When Nicolas Darvas was interviewed by Time Magazine in the early 60’s and it came out that he made almost 2 million dollars in the market in 18 months (while he was dancing around the world!), he noted that he read and reread Neill’s book (along with Gerald Loeb’s).   Neill’s book has been reprinted many times and I happened to find it on the shelf of my local Barnes and Noble store.   Neill dedicates his book, “to my losses, with a deep appreciation for the experience and knowledge which each loss has brought me.”

If anyone tells you that the market is different today, refer them to the successful traders from the 1929 post-crash era–Livermore, Baruch, Loeb.   Darvas, who made his fortune in the 60’s, clearly learned something from Neil’s original writings–and so have I.   (See list of books about these people to the lower right of this page.) Livermore used to say that when you have a losing trade, you were paying the tuition required by the market. As a college professor, I sometimes see students who pay tuition (more accurately, their parents pay) but are not focused on learning.   Losses can provide knowledge–but you have to study them.

Perhaps the most important thing I did a few years ago was, after a series of losing transactions, to print out their charts and write down my precise buy and sell points.   It looked like I had followed exceptionally accurate rules that flawlessly led me to buy at the top and sell at the bottom of moves!   So what did I do?   I reversed what I was doing and began to trade profitably.   Every great trader (including IBD publisher William O’Neil) urges us to study our losses.   However, most of us rarely do this important exercise in the market, or in other areas of our lives.

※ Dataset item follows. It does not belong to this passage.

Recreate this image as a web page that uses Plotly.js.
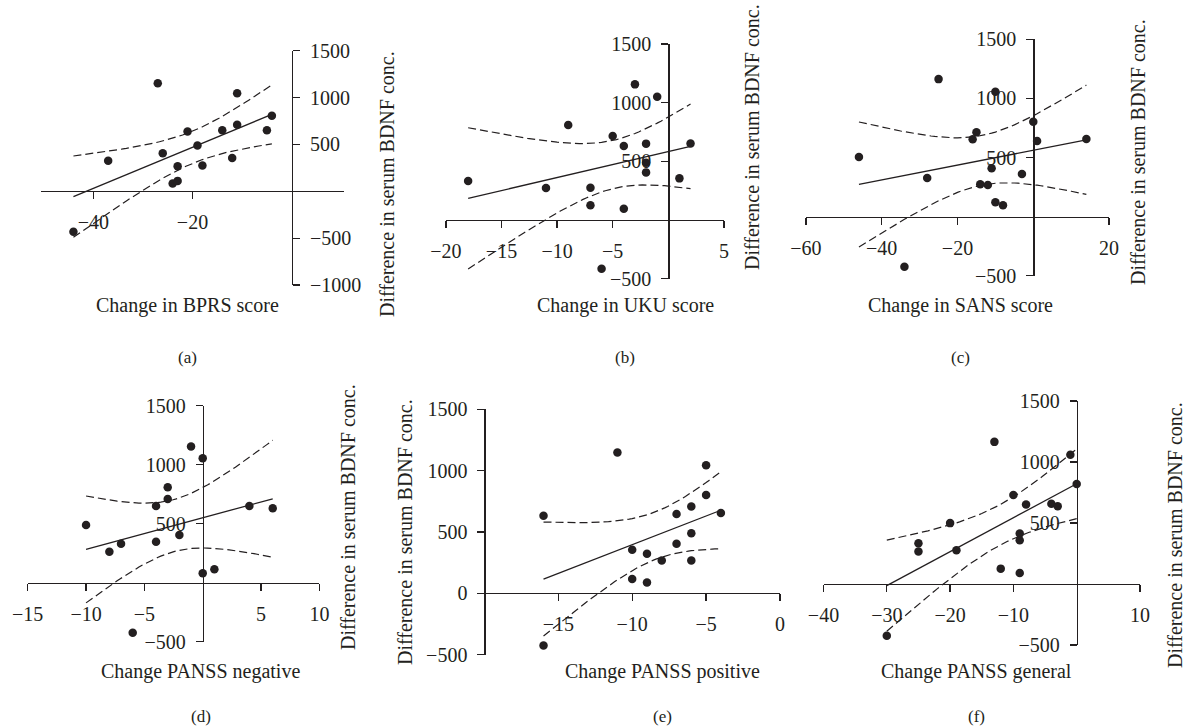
<!DOCTYPE html>
<html><head><meta charset="utf-8">
<script src="https://cdn.plot.ly/plotly-3.0.1.min.js"></script>
<style>html,body{margin:0;padding:0;background:#fff}#chart{width:1189px;height:726px}</style>
</head><body><div id="chart"></div>
<script>
// ---- data ----
const bprsX = [-44, -37, -27, -26, -21, -23, -24, -23, -19, -18, -14, -12, -11, -11, -5, -4];
const bprsY = [-432, 325, 1153, 407, 639, 268, 82, 111, 489, 275, 650, 354, 1046, 711, 650, 807];

const ukuX = [-18, -11, -9, -7, -7, -6, -5, -4, -4, -3, -2, -2, -2, -1, 1, 2];
const ukuY = [332, 273, 810, 276, 125, -415, 716, 631, 97, 1156, 651, 489, 406, 1051, 355, 653];

const sansX = [-46, -34, -28, -25, -16, -15, -14, -12, -11, -10, -10, -8, -3, 0, 1, 14];
const sansY = [504, -422, 326, 1162, 654, 713, 274, 268, 409, 1056, 122, 96, 361, 802, 639, 656];

const negX = [-10, -8, -7, -4, -4, -3, -3, -2, -1, 0, 0, 1, -6, 4, 6];
const negY = [489, 263, 331, 650, 347, 808, 709, 404, 1155, 1054, 80, 114, -424, 650, 630];

const posX = [-16, -16, -11, -10, -10, -9, -9, -8, -7, -7, -6, -6, -6, -5, -5, -4];
const posY = [632, -425, 1147, 354, 117, 322, 87, 267, 646, 403, 708, 490, 267, 1044, 801, 654];

const genX = [-30, -25, -25, -20, -19, -13, -12, -10, -9, -9, -9, -8, -4, -3, -1, 0];
const genY = [-425, 334, 266, 499, 277, 1165, 126, 729, 414, 359, 90, 652, 658, 638, 1060, 819];

const aXTicks = [-40, -20];
const aYTicks = [-1000, -500, 500, 1000, 1500];
const bXTicks = [-20, -15, -10, -5, 5];
const cXTicks = [-60, -40, -20, 20];
const dXTicks = [-15, -10, -5, 5, 10];
const eXTicks = [-15, -10, -5, 0];
const eYTicks = [-500, 0, 500, 1000, 1500];
const fXTicks = [-40, -30, -20, -10, 10];
const stdYTicks = [-500, 500, 1000, 1500];

const xTitles = ["Change in BPRS score", "Change in UKU score", "Change in SANS score",
                 "Change PANSS negative", "Change PANSS positive", "Change PANSS general"];
const panelLetters = ["(a)", "(b)", "(c)", "(d)", "(e)", "(f)"];
const yTitle = "Difference in serum BDNF conc.";

// t critical values (two-sided 95%) by degrees of freedom
const tCrit = {13: 2.160, 14: 2.145};

// ---- layout (pixel boxes) ----
const W = 1189, H = 726;
const INK = '#231f20';
const FONT = 'Liberation Serif, Times New Roman, serif';

const panels = [
  {x: bprsX, y: bprsY, xt: aXTicks, yt: aYTicks, xr: [-50.5, 10.5], yr: [-1000, 1500], px: [41.2, 343.8], py: [50.7, 285], side: 'right', yAt: 0,
   tx: 187, ty: 306, lx: 187, ly: 357, gx: 387, gy: 184},
  {x: ukuX, y: ukuY, xt: bXTicks, yt: stdYTicks, xr: [-20, 5], yr: [-500, 1500], px: [445.9, 723.9], py: [44, 278.7], side: 'left', yAt: 0,
   tx: 625, ty: 306, lx: 625, ly: 357, gx: 752, gy: 137},
  {x: sansX, y: sansY, xt: cXTicks, yt: stdYTicks, xr: [-60, 20], yr: [-500, 1500], px: [805.9, 1109.1], py: [39.1, 275.9], side: 'left', yAt: 0,
   tx: 960, ty: 306, lx: 960, ly: 357, gx: 1138, gy: 152},
  {x: negX, y: negY, xt: dXTicks, yt: stdYTicks, xr: [-15, 10], yr: [-500, 1500], px: [27.7, 319.4], py: [405.7, 641.7], side: 'left', yAt: 0,
   tx: 201, ty: 671, lx: 201, ly: 716, gx: 348, gy: 517},
  {x: posX, y: posY, xt: eXTicks, yt: eYTicks, xr: [-20, 0], yr: [-500, 1500], px: [484.4, 780], py: [409.3, 654.6], side: 'left', yAt: -20,
   tx: 662, ty: 671, lx: 662, ly: 716, gx: 405, gy: 532},
  {x: genX, y: genY, xt: fXTicks, yt: stdYTicks, xr: [-40, 10], yr: [-500, 1500], px: [823.5, 1140], py: [401, 645], side: 'left', yAt: 0,
   tx: 976, ty: 671, lx: 976, ly: 716, gx: 1175, gy: 535}
];

function regression(xs, ys) {
  const n = xs.length;
  const mx = xs.reduce((s, v) => s + v, 0) / n;
  const my = ys.reduce((s, v) => s + v, 0) / n;
  let sxx = 0, sxy = 0;
  for (let i = 0; i < n; i++) { sxx += (xs[i] - mx) ** 2; sxy += (xs[i] - mx) * (ys[i] - my); }
  const b = sxy / sxx, a = my - b * mx;
  let sse = 0;
  for (let i = 0; i < n; i++) sse += (ys[i] - a - b * xs[i]) ** 2;
  const s = Math.sqrt(sse / (n - 2));
  const t = tCrit[n - 2] || 2.145;
  const lo = Math.min(...xs), hi = Math.max(...xs);
  const gx = [], fit = [], up = [], dn = [];
  const steps = 60;
  for (let k = 0; k <= steps; k++) {
    const xv = lo + (hi - lo) * k / steps;
    const yh = a + b * xv;
    const h = t * s * Math.sqrt(1 / n + (xv - mx) ** 2 / sxx);
    gx.push(xv); fit.push(yh); up.push(yh + h); dn.push(yh - h);
  }
  return {gx, fit, up, dn};
}

const traces = [];
const layout = {
  width: W, height: H,
  margin: {l: 0, r: 0, t: 0, b: 0},
  paper_bgcolor: '#ffffff', plot_bgcolor: 'rgba(0,0,0,0)',
  showlegend: false,
  font: {family: FONT, size: 20, color: INK},
  annotations: []
};

panels.forEach((p, i) => {
  const sfx = i === 0 ? '' : String(i + 1);
  const xa = 'x' + sfx, ya = 'y' + sfx;
  const r = regression(p.x, p.y);
  traces.push({x: r.gx, y: r.up, xaxis: xa, yaxis: ya, mode: 'lines', type: 'scatter',
               line: {color: INK, width: 1.2, dash: '8px,4px'}, hoverinfo: 'skip'});
  traces.push({x: r.gx, y: r.dn, xaxis: xa, yaxis: ya, mode: 'lines', type: 'scatter',
               line: {color: INK, width: 1.2, dash: '8px,4px'}, hoverinfo: 'skip'});
  traces.push({x: r.gx, y: r.fit, xaxis: xa, yaxis: ya, mode: 'lines', type: 'scatter',
               line: {color: INK, width: 1.3}, hoverinfo: 'skip'});
  traces.push({x: p.x, y: p.y, xaxis: xa, yaxis: ya, mode: 'markers', type: 'scatter',
               marker: {color: INK, size: 8.5}, cliponaxis: false});

  const x0 = p.px[0] / W, x1 = p.px[1] / W;
  const yTop = 1 - p.py[0] / H, yBot = 1 - p.py[1] / H;
  const yZeroFrac = yBot + (0 - p.yr[0]) / (p.yr[1] - p.yr[0]) * (yTop - yBot);
  const xAxisFrac = x0 + (p.yAt - p.xr[0]) / (p.xr[1] - p.xr[0]) * (x1 - x0);

  layout['xaxis' + sfx] = {
    domain: [x0, x1], range: p.xr, anchor: 'free', position: yZeroFrac,
    showline: true, linecolor: INK, linewidth: 1.2,
    ticks: 'outside', ticklen: 7, tickwidth: 1.2, tickcolor: INK,
    tickmode: 'array', tickvals: p.xt, ticklabelstandoff: 6,
    showgrid: false, zeroline: false, fixedrange: true,
    tickfont: {family: FONT, size: 20, color: INK}
  };
  layout['yaxis' + sfx] = {
    domain: [yBot, yTop], range: p.yr, anchor: 'free', position: xAxisFrac, side: p.side,
    showline: true, linecolor: INK, linewidth: 1.2,
    ticks: 'outside', ticklen: 7, tickwidth: 1.2, tickcolor: INK,
    tickmode: 'array', tickvals: p.yt, ticklabelstandoff: 6,
    showgrid: false, zeroline: false, fixedrange: true,
    tickfont: {family: FONT, size: 20, color: INK}
  };

  layout.annotations.push({text: xTitles[i], xref: 'paper', yref: 'paper', x: p.tx / W, y: 1 - p.ty / H,
    xanchor: 'center', yanchor: 'middle', showarrow: false, font: {family: FONT, size: 20, color: INK}});
  layout.annotations.push({text: panelLetters[i], xref: 'paper', yref: 'paper', x: p.lx / W, y: 1 - p.ly / H,
    xanchor: 'center', yanchor: 'middle', showarrow: false, font: {family: FONT, size: 17, color: INK}});
  layout.annotations.push({text: yTitle, xref: 'paper', yref: 'paper', x: p.gx / W, y: 1 - p.gy / H,
    xanchor: 'center', yanchor: 'middle', textangle: -90, showarrow: false, font: {family: FONT, size: 20, color: INK}});
});

Plotly.newPlot('chart', traces, layout, {staticPlot: true, displayModeBar: false});
</script>
</body></html>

So, one of the major exercises that my class completes during the semester is to trade for nine weeks in a trading simulation   with a pretend $100,000 margin account.   They must keep careful records of all of their transactions and analyze them after the trading simulation ends to determine the technical mistakes behind their losses.   They then revise their rules for entering and exiting positions. We   should all review our transactions at least once per year……..

Meanwhile, the GMI and GMI-R remain at their maximum values. These two sets of indicators keep me on the right side of the market.   Most stocks follow the trend of the general market averages and it is absurd to fight the trend. There were 380 new 52 week highs on Friday in my universe of 4,000 stocks.   Buying stocks at new highs has been a good strategy lately;   79% of the stocks that hit a new high 10 days ago closed higher on Friday than they closed   10 days ago. The QQQQ (Nasdaq 100 Index) has been in a short term up-trend for 53 days.   And the longer term up-trend of the SPY (S&P 500 index ETF) and DIA (Dow 30 index ETF) has lasted for 21 weeks. The Worden T2108 indicator is at 67%, in neutral territory.   45% of the Nasdaq 100 stocks closed with their MACD above its signal line, a sign of short term strength.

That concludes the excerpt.